WHAT THE TASK REQUIRES: Repeat each line of the material below exactly as it appears, minus any pictures.

RECORDED DATA:
◆ ◆ ◆ ◆ ◆

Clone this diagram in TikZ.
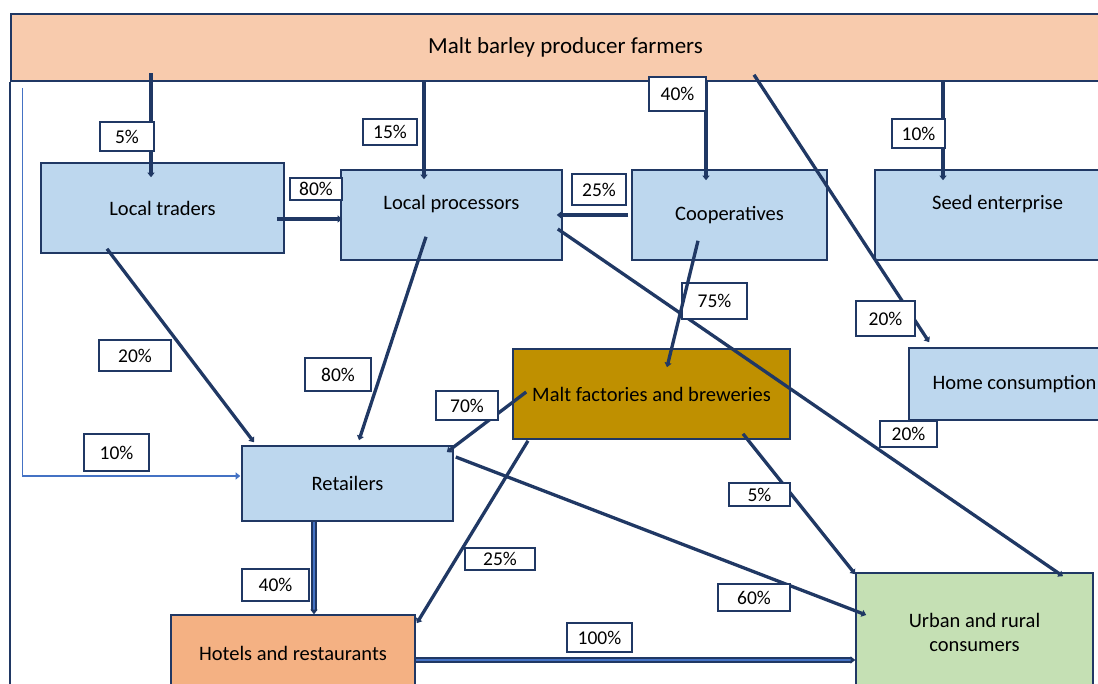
\documentclass[tikz,border=0pt]{standalone}
\usepackage{fontspec}
\setmainfont{Carlito}
\usepackage{tikz}
\usetikzlibrary{arrows.meta,calc}
\definecolor{navy}{HTML}{203864}
\definecolor{lineblue}{HTML}{4472C4}
\definecolor{farmfill}{HTML}{F8CBAD}
\definecolor{boxblue}{HTML}{BDD7EE}
\definecolor{maltfill}{HTML}{BF9000}
\definecolor{hotelfill}{HTML}{F4B183}
\definecolor{urbanfill}{HTML}{C5E0B4}

\begin{document}
\begin{tikzpicture}[x=1pt,y=-1pt,>={Triangle[length=4.5pt,width=7pt]},
    blk/.style={draw=navy,line width=1.6pt,inner sep=0pt,font=\fontsize{20.5}{24}\selectfont},
    pct/.style={draw=navy,fill=white,line width=1.5pt,inner sep=0pt,font=\fontsize{19.5}{22}\selectfont},
    flow/.style={->,draw=navy,line width=3.3pt},
    dflow/.style={->,draw=navy,line width=1.4pt,double=lineblue,double distance=2.4pt},
    link/.style={->,draw=lineblue,line width=1.4pt}]
        \useasboundingbox (0,0) rectangle (1098,684);
        \clip (0,0) rectangle (1098,684);
        \node[blk,fill=farmfill,minimum width=1109pt,minimum height=67pt,font=\fontsize{23}{26}\selectfont] (farm) at (565.5,47.5) {Malt barley producer farmers};
        \draw[navy,line width=1.6pt] (farm.south west) -- ++(0,620);
        \node[blk,fill=boxblue,minimum width=243pt,minimum height=90pt] (lt) at (162.5,208) {Local traders};
        \node[blk,fill=boxblue,minimum width=221pt,minimum height=90pt] (lp) at (451.5,215) {\raisebox{26pt}{Local processors}};
        \node[blk,fill=boxblue,minimum width=195pt,minimum height=90pt] (co) at (729.5,215) {Cooperatives};
        \node[blk,fill=boxblue,minimum width=245pt,minimum height=90pt] (se) at (997.5,215) {\raisebox{26pt}{Seed enterprise}};
        \node[blk,fill=boxblue,minimum width=211pt,minimum height=72pt] (hc) at (1014.5,384) {Home consumption};
        \node[blk,fill=maltfill,minimum width=277pt,minimum height=90pt] (mf) at (651.5,394) {Malt factories and breweries};
        \node[blk,fill=boxblue,minimum width=211pt,minimum height=75pt] (rt) at (347.5,483.5) {Retailers};
        \node[blk,fill=hotelfill,minimum width=244pt,minimum height=77pt] (hr) at (293,653.5) {Hotels and restaurants};
        \node[blk,fill=urbanfill,minimum width=237pt,minimum height=119pt,align=center] (ur) at (974.5,632.5) {Urban and rural\\consumers};

        \draw[flow] ($(lt.north)+(-11.5,-89)$) -- ($(lt.north)+(-11.5,15)$);
        \draw[flow] ($(lp.north)+(-27.5,-89)$) -- ($(lp.north)+(-27.5,10)$);
        \draw[flow] ($(co.north)+(-23.5,-89)$) -- ($(co.north)+(-23.5,11)$);
        \draw[flow] ($(se.north)+(-54.5,-89)$) -- ($(se.north)+(-54.5,11)$);
        \draw[flow] ($(farm.south)+(188.5,-7)$) -- ($(hc.north west)+(21,-5)$);
        \draw[flow] ($(lt.east)+(-8,11)$) -- ($(lp.west)+(2,4)$);
        \draw[flow] ($(co.west)+(-3,0)$) -- ($(lp.east)+(-6,0)$);
        \draw[flow] ($(lt.south)+(-55.5,-5)$) -- ($(rt.north)+(-93.5,-3)$);
        \draw[flow] ($(lp.south)+(-25.5,-24)$) -- ($(rt.north)+(11.5,-5)$);
        \draw[flow] ($(mf.west)+(14,-2)$) -- ($(rt.north east)+(-7,7)$);
        \draw[flow] ($(lp.east)+(-5,14)$) -- ($(ur.north)+(88.5,4)$);
        \draw[flow] ($(mf.south)+(91.5,-6)$) -- ($(ur.north west)+(0,2)$);
        \draw[flow] ($(rt.east)+(2,-26.5)$) -- ($(ur.west)+(11,-17.5)$);
        \draw[flow] ($(mf.south)+(-123.5,1)$) -- ($(hr.north east)+(1,9)$);
        \draw[dflow] ($(rt.south)+(-33.5,0)$) -- ($(hr.north)+(21,0)$);
        \draw[dflow] ($(hr.east)+(0,6.5)$) -- ($(ur.west)+(0,27.5)$);
        \draw[link] ($(farm.south west)+(12,6)$) |- ($(rt.west)+(-1,-7.5)$);

        \node[pct,minimum width=54pt,minimum height=29pt] (p5a) at (127,136.5) {5\%};
        \node[pct,minimum width=54pt,minimum height=26pt] (p15) at (390,132) {15\%};
        \node[pct,minimum width=57pt,minimum height=34pt] (p40a) at (677.5,94) {40\%};
        \node[pct,minimum width=53pt,minimum height=29pt] (p10a) at (918.5,133.5) {10\%};
        \node[pct,minimum width=52pt,minimum height=22pt] (p80a) at (316,189) {80\%};
        \node[pct,minimum width=54pt,minimum height=31pt] (p25a) at (599,189.5) {25\%};
        \node[pct,minimum width=72pt,minimum height=31pt] (p20a) at (135,355.5) {20\%};
        \node[pct,minimum width=66pt,minimum height=33pt] (p80b) at (338,374.5) {80\%};
        \node[pct,minimum width=65pt,minimum height=36pt] (p75) at (714.5,301) {75\%};
        \node[pct,minimum width=62pt,minimum height=29pt] (p70) at (467,405.5) {70\%};
        \node[pct,minimum width=59pt,minimum height=35pt] (p20b) at (885.5,318.5) {20\%};
        \node[pct,minimum width=57pt,minimum height=26pt] (p20c) at (908.5,434) {20\%};
        \node[pct,minimum width=65pt,minimum height=37pt] (p10b) at (116.5,452.5) {10\%};
        \node[pct,minimum width=70pt,minimum height=22pt] (p25b) at (500,559) {25\%};
        \node[pct,minimum width=61pt,minimum height=23pt] (p5b) at (759.5,494.5) {5\%};
        \node[pct,minimum width=67pt,minimum height=32pt] (p40b) at (275.5,585) {40\%};
        \node[pct,minimum width=72pt,minimum height=27pt] (p60) at (754,597.5) {60\%};
        \node[pct,minimum width=65pt,minimum height=29pt] (p100) at (599.5,637.5) {100\%};

        \draw[flow] ($(co.south)+(-31.5,-20)$) -- ($(mf.north)+(15.5,19)$);
    \end{tikzpicture}
\end{document}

◆ ◆ ◆ ◆ ◆

WRITTEN ANSWER:
Clone this diagram in TikZ.
\documentclass[tikz,border=0pt]{standalone}
\usepackage{fontspec}
\setmainfont{Carlito}
\usepackage{tikz}
\usetikzlibrary{arrows.meta,calc}
\definecolor{navy}{HTML}{203864}
\definecolor{lineblue}{HTML}{4472C4}
\definecolor{farmfill}{HTML}{F8CBAD}
\definecolor{boxblue}{HTML}{BDD7EE}
\definecolor{maltfill}{HTML}{BF9000}
\definecolor{hotelfill}{HTML}{F4B183}
\definecolor{urbanfill}{HTML}{C5E0B4}

\begin{document}
\begin{tikzpicture}[x=1pt,y=-1pt,>={Triangle[length=4.5pt,width=7pt]},
    blk/.style={draw=navy,line width=1.6pt,inner sep=0pt,font=\fontsize{20.5}{24}\selectfont},
    pct/.style={draw=navy,fill=white,line width=1.5pt,inner sep=0pt,font=\fontsize{19.5}{22}\selectfont},
    flow/.style={->,draw=navy,line width=3.3pt},
    dflow/.style={->,draw=navy,line width=1.4pt,double=lineblue,double distance=2.4pt},
    link/.style={->,draw=lineblue,line width=1.4pt}]
        \useasboundingbox (0,0) rectangle (1098,684);
        \clip (0,0) rectangle (1098,684);
        \node[blk,fill=farmfill,minimum width=1109pt,minimum height=67pt,font=\fontsize{23}{26}\selectfont] (farm) at (565.5,47.5) {Malt barley producer farmers};
        \draw[navy,line width=1.6pt] (farm.south west) -- ++(0,620);
        \node[blk,fill=boxblue,minimum width=243pt,minimum height=90pt] (lt) at (162.5,208) {Local traders};
        \node[blk,fill=boxblue,minimum width=221pt,minimum height=90pt] (lp) at (451.5,215) {\raisebox{26pt}{Local processors}};
        \node[blk,fill=boxblue,minimum width=195pt,minimum height=90pt] (co) at (729.5,215) {Cooperatives};
        \node[blk,fill=boxblue,minimum width=245pt,minimum height=90pt] (se) at (997.5,215) {\raisebox{26pt}{Seed enterprise}};
        \node[blk,fill=boxblue,minimum width=211pt,minimum height=72pt] (hc) at (1014.5,384) {Home consumption};
        \node[blk,fill=maltfill,minimum width=277pt,minimum height=90pt] (mf) at (651.5,394) {Malt factories and breweries};
        \node[blk,fill=boxblue,minimum width=211pt,minimum height=75pt] (rt) at (347.5,483.5) {Retailers};
        \node[blk,fill=hotelfill,minimum width=244pt,minimum height=77pt] (hr) at (293,653.5) {Hotels and restaurants};
        \node[blk,fill=urbanfill,minimum width=237pt,minimum height=119pt,align=center] (ur) at (974.5,632.5) {Urban and rural\\consumers};

        \draw[flow] ($(lt.north)+(-11.5,-89)$) -- ($(lt.north)+(-11.5,15)$);
        \draw[flow] ($(lp.north)+(-27.5,-89)$) -- ($(lp.north)+(-27.5,10)$);
        \draw[flow] ($(co.north)+(-23.5,-89)$) -- ($(co.north)+(-23.5,11)$);
        \draw[flow] ($(se.north)+(-54.5,-89)$) -- ($(se.north)+(-54.5,11)$);
        \draw[flow] ($(farm.south)+(188.5,-7)$) -- ($(hc.north west)+(21,-5)$);
        \draw[flow] ($(lt.east)+(-8,11)$) -- ($(lp.west)+(2,4)$);
        \draw[flow] ($(co.west)+(-3,0)$) -- ($(lp.east)+(-6,0)$);
        \draw[flow] ($(lt.south)+(-55.5,-5)$) -- ($(rt.north)+(-93.5,-3)$);
        \draw[flow] ($(lp.south)+(-25.5,-24)$) -- ($(rt.north)+(11.5,-5)$);
        \draw[flow] ($(mf.west)+(14,-2)$) -- ($(rt.north east)+(-7,7)$);
        \draw[flow] ($(lp.east)+(-5,14)$) -- ($(ur.north)+(88.5,4)$);
        \draw[flow] ($(mf.south)+(91.5,-6)$) -- ($(ur.north west)+(0,2)$);
        \draw[flow] ($(rt.east)+(2,-26.5)$) -- ($(ur.west)+(11,-17.5)$);
        \draw[flow] ($(mf.south)+(-123.5,1)$) -- ($(hr.north east)+(1,9)$);
        \draw[dflow] ($(rt.south)+(-33.5,0)$) -- ($(hr.north)+(21,0)$);
        \draw[dflow] ($(hr.east)+(0,6.5)$) -- ($(ur.west)+(0,27.5)$);
        \draw[link] ($(farm.south west)+(12,6)$) |- ($(rt.west)+(-1,-7.5)$);

        \node[pct,minimum width=54pt,minimum height=29pt] (p5a) at (127,136.5) {5\%};
        \node[pct,minimum width=54pt,minimum height=26pt] (p15) at (390,132) {15\%};
        \node[pct,minimum width=57pt,minimum height=34pt] (p40a) at (677.5,94) {40\%};
        \node[pct,minimum width=53pt,minimum height=29pt] (p10a) at (918.5,133.5) {10\%};
        \node[pct,minimum width=52pt,minimum height=22pt] (p80a) at (316,189) {80\%};
        \node[pct,minimum width=54pt,minimum height=31pt] (p25a) at (599,189.5) {25\%};
        \node[pct,minimum width=72pt,minimum height=31pt] (p20a) at (135,355.5) {20\%};
        \node[pct,minimum width=66pt,minimum height=33pt] (p80b) at (338,374.5) {80\%};
        \node[pct,minimum width=65pt,minimum height=36pt] (p75) at (714.5,301) {75\%};
        \node[pct,minimum width=62pt,minimum height=29pt] (p70) at (467,405.5) {70\%};
        \node[pct,minimum width=59pt,minimum height=35pt] (p20b) at (885.5,318.5) {20\%};
        \node[pct,minimum width=57pt,minimum height=26pt] (p20c) at (908.5,434) {20\%};
        \node[pct,minimum width=65pt,minimum height=37pt] (p10b) at (116.5,452.5) {10\%};
        \node[pct,minimum width=70pt,minimum height=22pt] (p25b) at (500,559) {25\%};
        \node[pct,minimum width=61pt,minimum height=23pt] (p5b) at (759.5,494.5) {5\%};
        \node[pct,minimum width=67pt,minimum height=32pt] (p40b) at (275.5,585) {40\%};
        \node[pct,minimum width=72pt,minimum height=27pt] (p60) at (754,597.5) {60\%};
        \node[pct,minimum width=65pt,minimum height=29pt] (p100) at (599.5,637.5) {100\%};

        \draw[flow] ($(co.south)+(-31.5,-20)$) -- ($(mf.north)+(15.5,19)$);
    \end{tikzpicture}
\end{document}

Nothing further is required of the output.